Professional ratings
Review scores
| Source | Rating |
| AllMusic |  |
| Chicago Tribune |  |
| Entertainment Weekly | B− |
| NME | 6/10 |
| Pitchfork | 6.8/10 |
| Robert Christgau | C+ |
| Rolling Stone |  |
| USA Today |  |

==Background==
When asked about the material on the album in a November 1997 Guitar World interview, guitarist Dave Navarro stated, "Almost all of it was chosen by [drummer] Stephen [Perkins] who is, like, the Jane’s Addiction archivist. He basically has every demo tape and every board tape from every show. He put together what he thought was a nice, well-rounded ensemble of live stuff, studio outtakes, remixes, demos and things that never made it to record. At this moment, some of it’s still open to debate. Given the amount of material, I don’t think the three of us are ever going to be totally in agreement about every single cut.

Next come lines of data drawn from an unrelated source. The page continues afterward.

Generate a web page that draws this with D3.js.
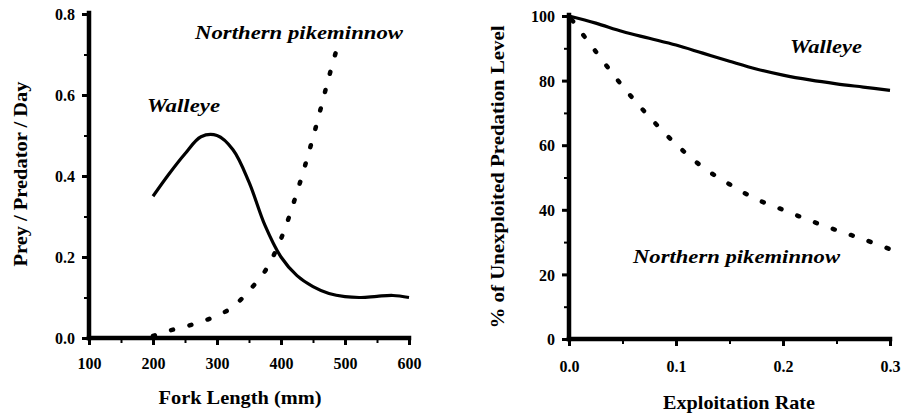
<!DOCTYPE html>
<html>
<head>
<meta charset="utf-8">
<script src="https://cdn.jsdelivr.net/npm/d3@7"></script>
<style>
  body { margin: 0; background: #fff; }
</style>
</head>
<body>
<div id="chart"></div>
<script>
// left panel: consumption vs fork length
var forkLength = [200, 225, 250, 275, 300, 325, 350, 375, 400, 425, 450, 475, 500, 525, 550, 575, 600];
var walleyeRate = [0.35, 0.405, 0.455, 0.497, 0.50, 0.465, 0.385, 0.278, 0.2, 0.154, 0.127, 0.11, 0.102, 0.10, 0.103, 0.105, 0.10];
var pikeLength = [200, 225, 250, 275, 300, 325, 350, 375, 400, 425, 450, 475, 490];
var pikeRate = [0.005, 0.018, 0.028, 0.04, 0.055, 0.077, 0.117, 0.165, 0.245, 0.36, 0.495, 0.645, 0.73];
var lengthTicks = [100, 200, 300, 400, 500, 600];
var rateTicks = [0, 0.2, 0.4, 0.6, 0.8];

// right panel: predation vs exploitation
var exploitation = [0, 0.025, 0.05, 0.075, 0.1, 0.125, 0.15, 0.175, 0.2, 0.225, 0.25, 0.275, 0.3];
var walleyePct = [100, 97.8, 95.2, 93.1, 91, 88.5, 86, 83.6, 81.7, 80.2, 79, 78, 77];
var pikePct = [100, 89, 78.3, 68.8, 60.3, 53.2, 47.9, 43.3, 40, 36.7, 33.7, 30.9, 27.8];
var exploitTicks = [0, 0.1, 0.2, 0.3];
var pctTicks = [0, 20, 40, 60, 80, 100];

var serif = "Liberation Serif";

var svg = d3.select("#chart").append("svg")
  .attr("width", 902)
  .attr("height", 416);

function styleText(sel, size, italic) {
  sel.attr("font-family", serif)
    .attr("font-weight", "bold")
    .attr("font-style", italic ? "italic" : "normal")
    .attr("font-size", size)
    .attr("fill", "#000");
}

function drawPanel(p) {
  var x = d3.scaleLinear().domain(p.xDomain).range(p.xRange);
  var y = d3.scaleLinear().domain(p.yDomain).range(p.yRange);
  var g = svg.append("g");

  // minor ticks
  g.append("g")
    .attr("transform", "translate(0," + p.yRange[0] + ")")
    .call(d3.axisBottom(x).tickValues(p.xMinor).tickSize(5).tickFormat(""))
    .call(function(a) { a.select(".domain").remove(); a.selectAll("line").attr("stroke-width", 2); });
  g.append("g")
    .attr("transform", "translate(" + p.xRange[0] + ",0)")
    .call(d3.axisLeft(y).tickValues(p.yMinor).tickSize(5).tickFormat(""))
    .call(function(a) { a.select(".domain").remove(); a.selectAll("line").attr("stroke-width", 2); });

  var xAxis = g.append("g")
    .attr("transform", "translate(0," + p.yRange[0] + ")")
    .call(d3.axisBottom(x).tickValues(p.xTicks).tickSize(7).tickSizeOuter(0).tickFormat(p.xFormat));
  xAxis.selectAll("text").attr("y", p.xLabelY).attr("dy", 0).call(styleText, 16, false);
  var yAxis = g.append("g")
    .attr("transform", "translate(" + p.xRange[0] + ",0)")
    .call(d3.axisLeft(y).tickValues(p.yTicks).tickSize(7).tickSizeOuter(0).tickFormat(p.yFormat));
  yAxis.selectAll("text").attr("x", -p.yLabelGap).attr("dy", "0.35em").call(styleText, 16, false);
  [xAxis, yAxis].forEach(function(a) {
    a.select(".domain").remove();
    a.selectAll(".tick line").attr("stroke", "#000").attr("stroke-width", 3);
  });

  // heavy axis lines
  g.append("line")
    .attr("x1", p.xRange[0]).attr("x2", p.xRange[0])
    .attr("y1", p.yRange[0]).attr("y2", p.yRange[1] - 1)
    .attr("stroke", "#000").attr("stroke-width", 4.5).attr("stroke-linecap", "square");
  g.append("line")
    .attr("x1", p.xRange[0]).attr("x2", p.xRange[1])
    .attr("y1", p.yRange[0]).attr("y2", p.yRange[0])
    .attr("stroke", "#000").attr("stroke-width", 4.5).attr("stroke-linecap", "square");

  var line = d3.line()
    .x(function(d) { return x(d[0]); })
    .y(function(d) { return y(d[1]); })
    .curve(d3.curveCatmullRom.alpha(0.5));

  g.append("path")
    .datum(d3.zip(p.solidX, p.solidY))
    .attr("d", line)
    .attr("fill", "none")
    .attr("stroke", "#000")
    .attr("stroke-width", 3.2);

  g.append("path")
    .datum(d3.zip(p.dotX, p.dotY))
    .attr("d", line)
    .attr("fill", "none")
    .attr("stroke", "#000")
    .attr("stroke-width", 4.5)
    .attr("stroke-linecap", "round")
    .attr("stroke-dasharray", "2,17")
    .attr("stroke-dashoffset", p.dotOffset);

  g.append("text")
    .attr("x", p.xTitle[0]).attr("y", p.xTitle[1])
    .attr("text-anchor", "middle")
    .attr("textLength", p.xTitle[2]).attr("lengthAdjust", "spacingAndGlyphs")
    .call(styleText, 19, false)
    .text(p.xTitle[3]);
  g.append("text")
    .attr("transform", "translate(" + p.yTitle[0] + "," + p.yTitle[1] + ") rotate(-90)")
    .attr("text-anchor", "middle")
    .attr("textLength", p.yTitle[2]).attr("lengthAdjust", "spacingAndGlyphs")
    .call(styleText, 19, false)
    .text(p.yTitle[3]);

  p.labels.forEach(function(l) {
    g.append("text")
      .attr("x", l[0]).attr("y", l[1])
      .attr("textLength", l[2]).attr("lengthAdjust", "spacingAndGlyphs")
      .call(styleText, 19, true)
      .text(l[3]);
  });
}

drawPanel({
  xDomain: [100, 600], xRange: [89, 409],
  yDomain: [0, 0.8], yRange: [338, 14],
  xTicks: lengthTicks, yTicks: rateTicks,
  xMinor: [150, 250, 350, 450, 550], yMinor: [0.1, 0.3, 0.5, 0.7],
  xFormat: d3.format("d"), yFormat: d3.format(".1f"),
  xLabelY: 31, yLabelGap: 14,
  solidX: forkLength, solidY: walleyeRate,
  dotX: pikeLength, dotY: pikeRate, dotOffset: 0,
  xTitle: [240, 404, 163, "Fork Length (mm)"],
  yTitle: [27, 174, 185, "Prey / Predator / Day"],
  labels: [[147, 112, 73, "Walleye"], [195, 39, 208, "Northern pikeminnow"]]
});

drawPanel({
  xDomain: [0, 0.3], xRange: [569, 890],
  yDomain: [0, 100], yRange: [339, 16],
  xTicks: exploitTicks, yTicks: pctTicks,
  xMinor: [0.05, 0.15, 0.25], yMinor: [10, 30, 50, 70, 90],
  xFormat: d3.format(".1f"), yFormat: d3.format("d"),
  xLabelY: 33, yLabelGap: 14,
  solidX: exploitation, solidY: walleyePct,
  dotX: exploitation, dotY: pikePct, dotOffset: 14,
  xTitle: [739, 409, 152, "Exploitation Rate"],
  yTitle: [504, 177, 303, "% of Unexploited Predation Level"],
  labels: [[790, 53, 72, "Walleye"], [633, 263, 207, "Northern pikeminnow"]]
});
</script>
</body>
</html>
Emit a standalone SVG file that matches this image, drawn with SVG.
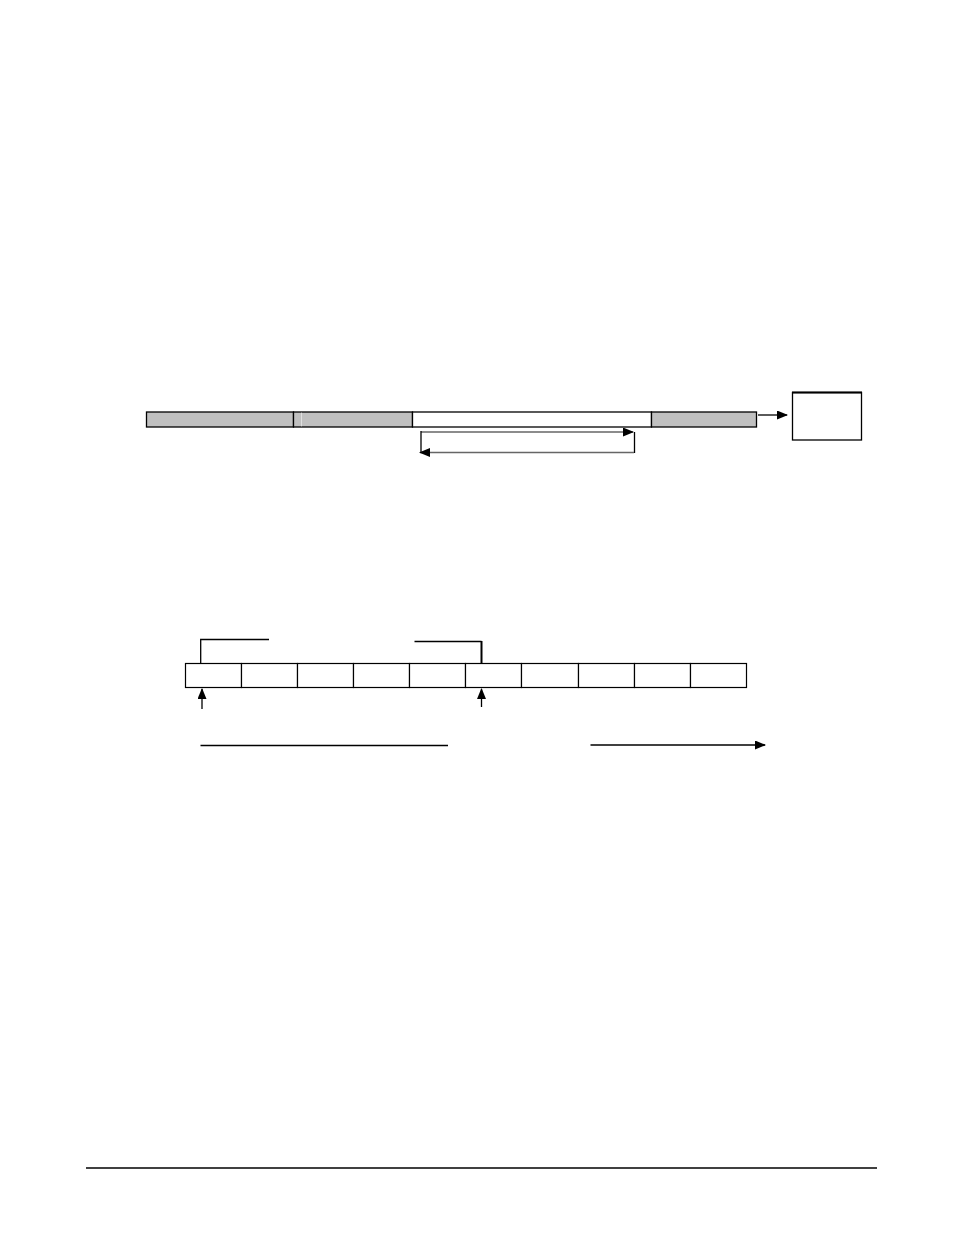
<svg xmlns="http://www.w3.org/2000/svg" width="954" height="1235" viewBox="0 0 954 1235">
<style>
.seg{stroke:#000;stroke-width:1.3}
.g{fill:#c0c0c0}
.w{fill:#fff}
.ln{stroke:#000;stroke-width:1.3;fill:none}
.gl{stroke:#666;stroke-width:1.6;fill:none}
.cell{fill:#fff;stroke:#000;stroke-width:1.2}
</style>
<defs>
<marker id="ah" markerWidth="11" markerHeight="9" refX="10" refY="4.5" orient="auto" markerUnits="userSpaceOnUse">
<path d="M0,0 L11,4.5 L0,9 Z" fill="#000"/>
</marker>
</defs>
<rect width="954" height="1235" fill="#fff"/>
<g id="bar">
<rect class="seg g" x="146.5" y="412" width="147" height="15"/>
<rect class="seg g" x="293.5" y="412" width="119" height="15"/>
<line x1="301.5" y1="412.7" x2="301.5" y2="426.3" stroke="#e0e0e0" stroke-width="1"/>
<rect class="seg w" x="412.5" y="412" width="239" height="15"/>
<rect class="seg g" x="651.5" y="412" width="105" height="15"/>
</g>
<g id="sink">
<rect x="792.5" y="392.5" width="69" height="47.5" fill="#fff" stroke="#000" stroke-width="1.3"/>
<line x1="792" y1="392.5" x2="862" y2="392.5" stroke="#000" stroke-width="2"/>
</g>
<g id="cells">
<rect class="cell" x="185.5" y="663.5" width="56" height="24"/>
<rect class="cell" x="241.5" y="663.5" width="56" height="24"/>
<rect class="cell" x="297.5" y="663.5" width="56" height="24"/>
<rect class="cell" x="353.5" y="663.5" width="56" height="24"/>
<rect class="cell" x="409.5" y="663.5" width="56" height="24"/>
<rect class="cell" x="465.5" y="663.5" width="56" height="24"/>
<rect class="cell" x="521.5" y="663.5" width="57" height="24"/>
<rect class="cell" x="578.5" y="663.5" width="56" height="24"/>
<rect class="cell" x="634.5" y="663.5" width="56" height="24"/>
<rect class="cell" x="690.5" y="663.5" width="56" height="24"/>
</g>
<g id="connectors">
<line class="ln" x1="758" y1="415" x2="787" y2="415" marker-end="url(#ah)"/>
<line class="gl" x1="421" y1="432" x2="633" y2="432" marker-end="url(#ah)"/>
<line class="ln" x1="421" y1="431" x2="421" y2="453"/>
<line class="ln" x1="634.5" y1="432" x2="634.5" y2="453"/>
<line class="gl" x1="634" y1="452.5" x2="420" y2="452.5" marker-end="url(#ah)"/>
<polyline class="ln" points="200.7,663 200.7,639.5 269,639.5"/>
<polyline class="ln" points="414.5,641.5 481.5,641.5"/>
<line x1="481.5" y1="641" x2="481.5" y2="664" stroke="#000" stroke-width="2"/>
<line class="ln" x1="202" y1="709" x2="202" y2="689" marker-end="url(#ah)"/>
<line class="ln" x1="481.5" y1="707" x2="481.5" y2="689" marker-end="url(#ah)"/>
<line class="ln" x1="200.5" y1="745.5" x2="448" y2="745.5"/>
<line class="ln" x1="590.5" y1="745" x2="765" y2="745" marker-end="url(#ah)"/>
<line class="ln" x1="86" y1="1168" x2="877" y2="1168"/>
</g>
</svg>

But I feel proud of and stand behind every piece of music that we made."

==Track listing==

| No. | Title | Writer(s) | Length |
|---|---|---|---|
| 1. | "Kettle Whistle" | Perry Farrell, Dave Navarro, Stephen Perkins, Flea | 7:47 |
| 2. | "Ocean Size" (Nothing's Shocking Demo, 1988) |  | 4:31 |
| 3. | "My Cat's Name Is Maceo" (Out-take, 1987 - Add'l recording 1997) |  | 4:23 |
| 4. | "Had a Dad" (Nothing's Shocking Out-take, 1988) |  | 3:45 |
| 5. | "So What!" | Perry Farrell, Dave Navarro, Stephen Perkins, Flea | 4:41 |
| 6. | "Jane Says" (Live at Irvine Meadows, 1991) |  | 6:31 |
| 7. | "Mountain Song" (Dudes Soundtrack, 1986) |  | 4:08 |
| 8. | "Slow Divers" (Jane's Addiction Out-take, 1987 (Live) - Add'l recording 1997) |  | 4:35 |
| 9. | "Three Days" (Live at Hollywood Palladium, 1990) |  | 12:06 |
| 10. | "Ain't No Right" (Live at Hollywood Palladium, 1990) |  | 3:23 |
| 11. | "Up the Beach" (Live at Hollywood Palladium, 1990) |  | 3:20 |
| 12. | "Stop!" (Live at Hollywood Palladium, 1990) |  | 4:23 |
| 13. | "Been Caught Stealing" (Ritual de lo habitual Out-take, 1989) |  | 4:20 |
| 14. | "Whores" (Live at the Pyramid, 1986) |  | 3:58 |
| 15. | "City" (Soul Kiss, 1988) |  | 2:30 |
| Total length: |  |  | 74:27 |

==Track information==
- "Kettle Whistle" was performed by the band in the late 1980s, and never recorded. The "Relapse" line-up of the band recorded the song in August of that year at Mount Mehru Studios in Venice, CA. This studio is owned by Farrell and Perkins' former band Porno for Pyros.
- The version of "Ocean Size" included on this compilation is a demo the band recorded to show their producing abilities to Warner Bros. The track was recorded at Capitol Records Studios in 1988.
- "My Cat's Name Is Maceo" is about Farrell's cat and was recorded in 1987 at Hully Gully Studios in Los Angeles with Maceo Parker guesting on alto sax.
- The version of "Had a Dad" included was originally intended for Nothing's Shocking but was rejected by Warner Bros.
- "So What!" is a new song recorded by the "Relapse" line-up.
- The live version of "Jane Says" is from the first Lollapalooza, which was also the final tour before the band's initial breakup in 1991.
- The version of "Mountain Song" that appears here originally appeared on the soundtrack for the film Dudes and was used to get the band signed to XXX Records.
- "Slow Divers" was the opening track for the live show which was used as the basis for the band's debut album, Jane's Addiction.
- "City", as it appears on this album, was played only by Farrell and Navarro. According to the liner notes, the other half of the band were lost in traffic at the time.

==Personnel==
Jane's Addiction
- Perry Farrell – lead vocals (all tracks)
- Dave Navarro – guitar (all tracks)
- Eric Avery – bass guitar on 2–4, 6–7, 9–14
- Flea – bass guitar on 1, 5, 8; trumpet on 5
- Stephen Perkins – drums (all tracks)

Additional musicians
- Maceo Parker – saxophone on 3
- Dave Fridmann – keyboards on 5
- Christine Cagle – backing vocals on 5

==Charts==

| Chart (1997) | Peak position |
|---|---|
| Australian Albums (ARIA) | 64 |
| Canada Top Albums/CDs (RPM) | 42 |
| New Zealand Albums (RMNZ) | 23 |
| Norwegian Albums (VG-lista) | 40 |
| UK Albums (OCC) | 199 |
| US Billboard 200 | 21 |

==Certifications==

| Region | Certification | Certified units/sales |
| United States (RIAA) | Gold | 500,000^{^} |
^{^} Shipments figures based on certification alone.